Philippe Fabry : Le seul choix censé pour l’Europe est de ne pas se joindre au concert des frondeurs, qui ont en commun d’avoir une vision des relations internationales comme du gouvernement intérieur radicalement contraires aux valeurs européennes. Ce sont précisément les malheurs de l’Europe qui ont conduit à l’apparition de l’ONU, et les états européens constituent le noyau primordial des vassaux de l’Amérique, le pilier de son pouvoir mondial – ce que disait feu Brzezinski, d’ailleurs.
Inversement, cependant, être le premier cercle du prince donne des devoirs, de loyauté notamment, mais aussi des privilèges. Une voix au conseil, certes – au Conseil de Sécurité pour ce qui est du Royaume-Uni et de la France – mais aussi des fonctions spéciales. La France est un auxiliaire important dans le rôle américain de gendarme du monde : on nous délègue de nombreuses missions, en Afrique notamment. C’est grâce à cela que nous tenons encore notre rang international et que nous pouvons recevoir le président américain pour le 14 juillet, entre autres. Une autre fonction spéciale envisageable est celle de médiateur : nous pouvons ainsi recevoir l’un des frondeurs, Poutine, en grande pompe afin d’engager un dialogue, ce que le souverain américain ne peut pas faire, car il doit demeurer au-dessus et ne peut pas dérouler le tapis rouge à ceux qui contestent son autorité. Ou alors, quand il le fait, il prend soin, là encore, de rappeler qui commande. Souvenez-vous de la manière dont Barack Obama a été traité lors de son dernier voyage en Chine, privé de tapis rouge. Je pense qu’il y avait une forme de sanction dans la manière humiliante dont Trump a raconté à la presse comment il a bombardé la Syrie au moment du dessert, et l’a annoncé devant une part de gâteau au chocolat à un Xi Jinping qui a demandé à son interprète de répéter, ayant peut-être cru l’espace d’un instant que le président américain lui parlait de la Corée du Nord.

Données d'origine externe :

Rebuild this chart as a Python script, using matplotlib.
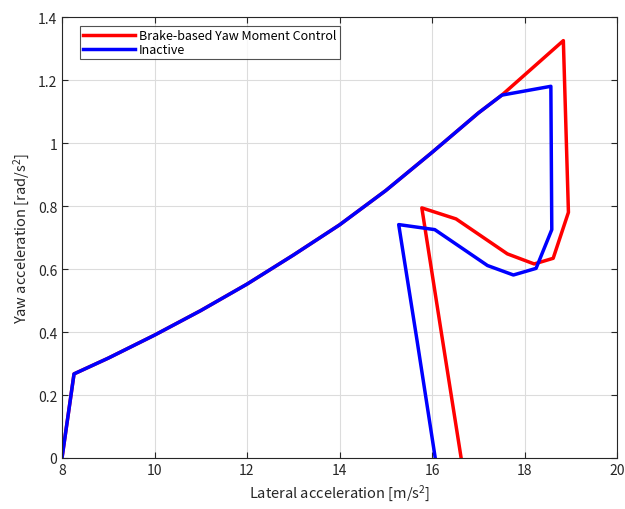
import numpy as np
import matplotlib
matplotlib.use("Agg")
import matplotlib.pyplot as plt

plt.rcParams['font.family'] = ['Noto Sans CJK JP', 'DejaVu Sans']
plt.rcParams['mathtext.default'] = 'regular'

# shared ramp: both runs follow the same path until the controller kicks in
ramp_x = [8.0, 8.26, 9.0, 10.0, 11.0, 12.0, 13.0, 14.0, 15.0, 16.0, 17.0, 17.51]
ramp_y = [0.0, 0.267, 0.317, 0.39, 0.468, 0.552, 0.644, 0.74, 0.849, 0.97, 1.095, 1.152]

# brake-based yaw moment control branch
ctrl_x = [18.84, 18.95, 18.62, 18.21, 17.63, 16.52, 15.78, 16.2, 16.63]
ctrl_y = [1.325, 0.78, 0.634, 0.616, 0.648, 0.759, 0.794, 0.40, 0.0]

# inactive branch
inact_x = [18.57, 18.59, 18.25, 17.76, 17.2, 16.06, 15.28, 15.68, 16.07]
inact_y = [1.18, 0.725, 0.602, 0.581, 0.611, 0.725, 0.741, 0.37, 0.0]

fig = plt.figure(figsize=(6.25, 5.1), dpi=100)
ax = fig.add_axes([0.0992, 0.1, 0.888, 0.8647])

ax.plot(ramp_x + ctrl_x, ramp_y + ctrl_y, color='#ff0000', lw=2.5,
        label='Brake-based Yaw Moment Control')
ax.plot(ramp_x + inact_x, ramp_y + inact_y, color='#0000ff', lw=2.5,
        label='Inactive')

ax.set_xlim(8, 20)
ax.set_ylim(0, 1.4)
ax.set_xticks(np.arange(8, 21, 2))
ax.set_yticks(np.arange(0, 1.41, 0.2))
ax.set_yticklabels(['0', '0.2', '0.4', '0.6', '0.8', '1', '1.2', '1.4'])
ax.grid(True, color='#dcdcdc', lw=0.8)
ax.set_axisbelow(True)
ax.tick_params(direction='in', top=True, right=True, labelsize=10,
               colors='#262626', length=4)
for s in ax.spines.values():
    s.set_color('#262626')
    s.set_linewidth(0.8)

ax.set_xlabel('Lateral acceleration [m/s$^2$]', fontsize=10.5, color='#262626')
ax.set_ylabel('Yaw acceleration [rad/s$^2$]', fontsize=10.5, color='#262626')

leg = ax.legend(loc='upper left', bbox_to_anchor=(0.032, 0.98), fontsize=9,
                frameon=True, fancybox=False, edgecolor='#262626',
                handlelength=4.2, borderpad=0.25, labelspacing=0.1,
                handletextpad=0.3, borderaxespad=0)
leg.get_frame().set_linewidth(0.8)

fig.savefig('out.png', dpi=100)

Dans son discours, Donald Trump a mis à l’honneur « l’État nation » et les « patriotes » de tous les pays, marquant une nouvelle fois son retrait de toute forme de multilatéralisme. Comment ce souhait de retour à l’État Nation, par opposition au multilatéralisme, s’inscrit-il dans ce nouvel ordre mondial ? Peut-on y voir une forme de paradoxe, alors que Chine, Russie, ou encore l’Iran semblent les plus fervents défenseurs de l’État nation ?

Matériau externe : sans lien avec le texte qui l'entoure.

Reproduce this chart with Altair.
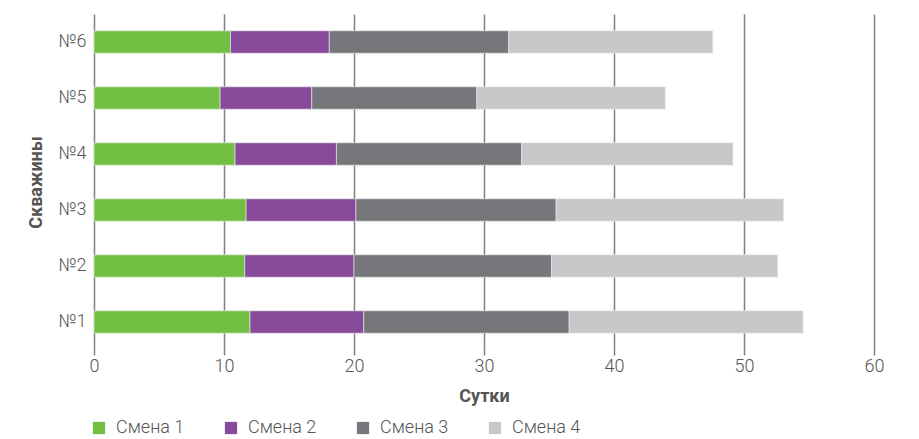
import altair as alt
import pandas as pd

wells = ["№1", "№2", "№3", "№4", "№5", "№6"]
series = ["Смена 1", "Смена 2", "Смена 3", "Смена 4"]
smena1 = [12.0, 11.6, 11.7, 10.85, 9.7, 10.5]
smena2 = [8.75, 8.4, 8.45, 7.8, 7.05, 7.6]
smena3 = [15.8, 15.2, 15.4, 14.25, 12.7, 13.8]
smena4 = [18.0, 17.4, 17.5, 16.25, 14.5, 15.7]
colors = ["#72bf44", "#874a9b", "#76777b", "#c7c8ca"]

rows = []
for si, (name, vals) in enumerate(zip(series, [smena1, smena2, smena3, smena4])):
    for w, v in zip(wells, vals):
        rows.append({"well": w, "series": name, "value": v, "ord": si})
df = pd.DataFrame(rows)

font = "Roboto"
chart = alt.Chart(df).mark_bar(stroke="#eeeeee", strokeWidth=0.6).encode(
    x=alt.X("value:Q", title="Сутки", stack="zero",
            scale=alt.Scale(domain=[0, 60], nice=False),
            axis=alt.Axis(values=[0, 10, 20, 30, 40, 50, 60], grid=True,
                          gridColor="#808080", gridWidth=1.5, domain=False,
                          tickColor="#808080", tickSize=5, tickWidth=1.5,
                          labelFontSize=18, labelColor="#555555", labelFont=font,
                          labelFontWeight=300, labelPadding=2, labelFlush=False,
                          titleFontSize=18, titleFontWeight="bold", titleColor="#555555",
                          titleFont=font, titlePadding=12)),
    y=alt.Y("well:N", title="Скважины", sort=wells[::-1],
            scale=alt.Scale(paddingInner=0.6, paddingOuter=0.3),
            axis=alt.Axis(domain=False, ticks=False, grid=False,
                          labelFontSize=18, labelColor="#555555", labelFont=font,
                          labelFontWeight=300, labelPadding=8,
                          titleFontSize=18, titleFontWeight="bold", titleColor="#555555",
                          titleFont=font, titlePadding=12)),
    color=alt.Color("series:N", scale=alt.Scale(domain=series, range=colors),
                    legend=alt.Legend(title=None, orient="none", direction="horizontal",
                                      legendX=-4, legendY=405,
                                      symbolType="square", symbolSize=150,
                                      symbolStrokeWidth=0,
                                      labelFontSize=18, labelColor="#555555", labelFont=font,
                                      labelFontWeight=300,
                                      columnPadding=37, labelOffset=8)),
    order=alt.Order("ord:Q"),
).properties(
    width=780, height=336,
    autosize=alt.AutoSizeParams(type="none"),
    padding={"left": 86, "top": 6, "right": 30, "bottom": 88},
).configure_view(stroke=None)

chart.save("out.html", embed_options={"renderer": "svg", "actions": False})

Philippe Fabry : Je ne pense pas qu’il s’agisse d’un retrait de toute forme de multilatéralisme, au contraire. Dans son discours, Donald Trump a dit que l’intérêt des États-Unis primait pour lui, mais a aussitôt rappelé qu’il est de l’intérêt de tous les pays du monde d’avoir la concorde, la prospérité et des institutions internationales qui fonctionnent. La vision qu’il porte est donc bien celle d’un concert d’États-nations, mais sous l’égide américaine, au sein de l’ONU.

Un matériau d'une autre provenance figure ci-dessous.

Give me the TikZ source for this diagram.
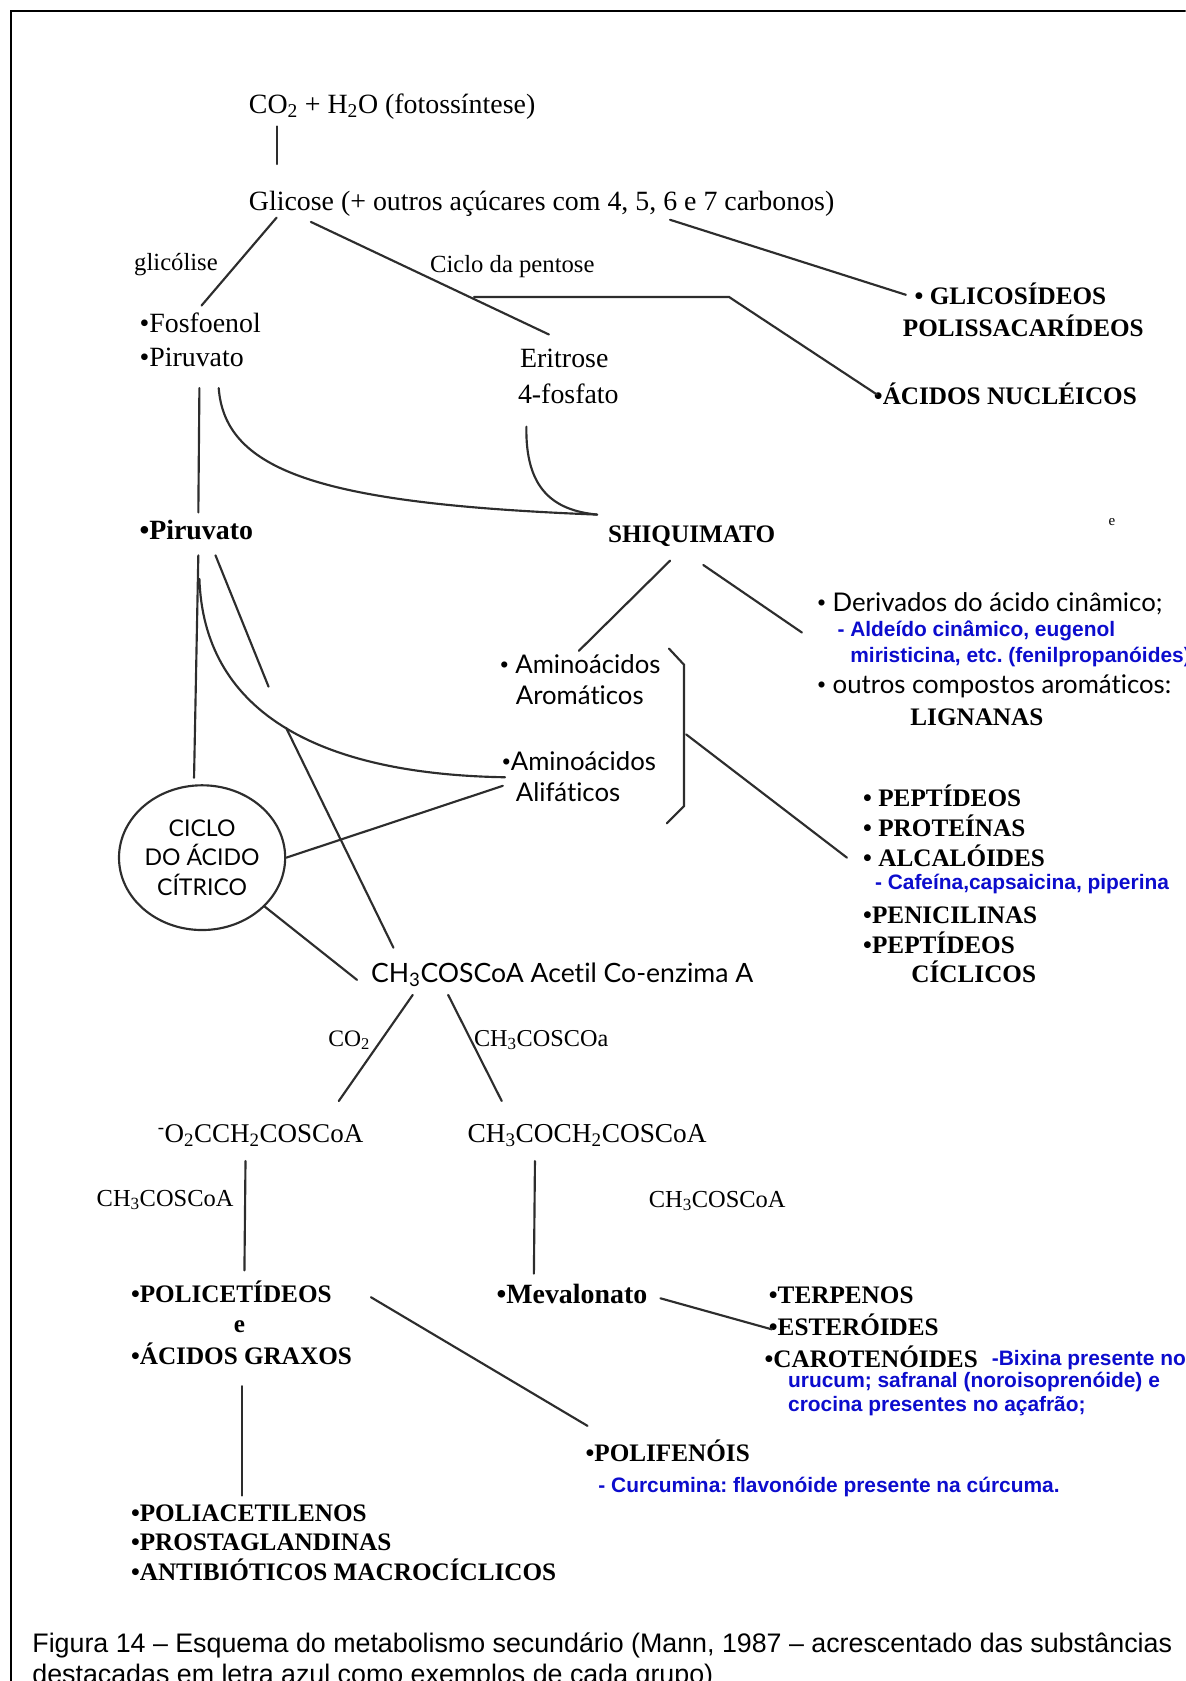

Alors, certes, la Chine, la Russie, l’Iran se présentent comme des défenseurs de la liberté nationale, qui devrait s’épanouir dans la multipolarité. Mais précisément, cela se recoupe avec le parallèle que je faisais plus haut : lors de ses frondes contre le pouvoir monarchique, l’aristocratie a toujours mis la liberté en avant, la liberté féodale, les « bonnes coutumes » de jadis, qu’il fallait préserver. En face de cela, les monarques s’appuyaient plutôt sur la liberté des sujets, sous la protection du gouvernement monarchique. Et le second discours était généralement plus convaincant que le premier, pour la bonne raison que pour la plupart, les petits, la liberté de quelques grands signifie l’oppression. Quand la Chine et la Russie parlent de liberté nationale, cela implique leur droit à avoir une sphère d’influence, c’est-à-dire des voisins soumis. Les voisins en question, eux, préfèrent un ordre international où ils peuvent se plaindre à l’ONU et faire appel à la puissance monarchique, en l’occurrence l’armée américaine, pour les défendre. Quand les États-Unis disent qu’ils oeuvrent pour la liberté de navigation dans la mer de Chine méridionale, c’est exactement de cela qu’il s’agit : ils empêchent la Chine de s’imposer à ses petits voisins. Idem en Ukraine.
Donc, en réalité, quand Trump parle de la liberté des États-nations, il faut comprendre ceux que la Chine et la Russie souhaiteraient pouvoir dominer sans que les États-Unis ne s’interposent avec leur « gros bâton », pour reprendre l’expression de Théodore Roosevelt , l’initiateur du mouvement vers la monarchie américaine, qui avait déclaré : « « L’injustice chronique ou l’impuissance qui résulte d’un relâchement général des règles de la société civilisée peut exiger, en fin de compte, en Amérique ou ailleurs, l’intervention d’une nation civilisée et, dans l’hémisphère occidental, […] forcer les États-Unis, à contrecœur cependant, dans des cas flagrants d’injustice et d’impuissance, à exercer un pouvoir de police international. » Le discours de Donald Trump aux Nations Unies était tout à fait dans cette veine, et je n’arrive personnellement toujours pas à comprendre comment d’aucuns ont pu penser qu’il serait un président isolationniste.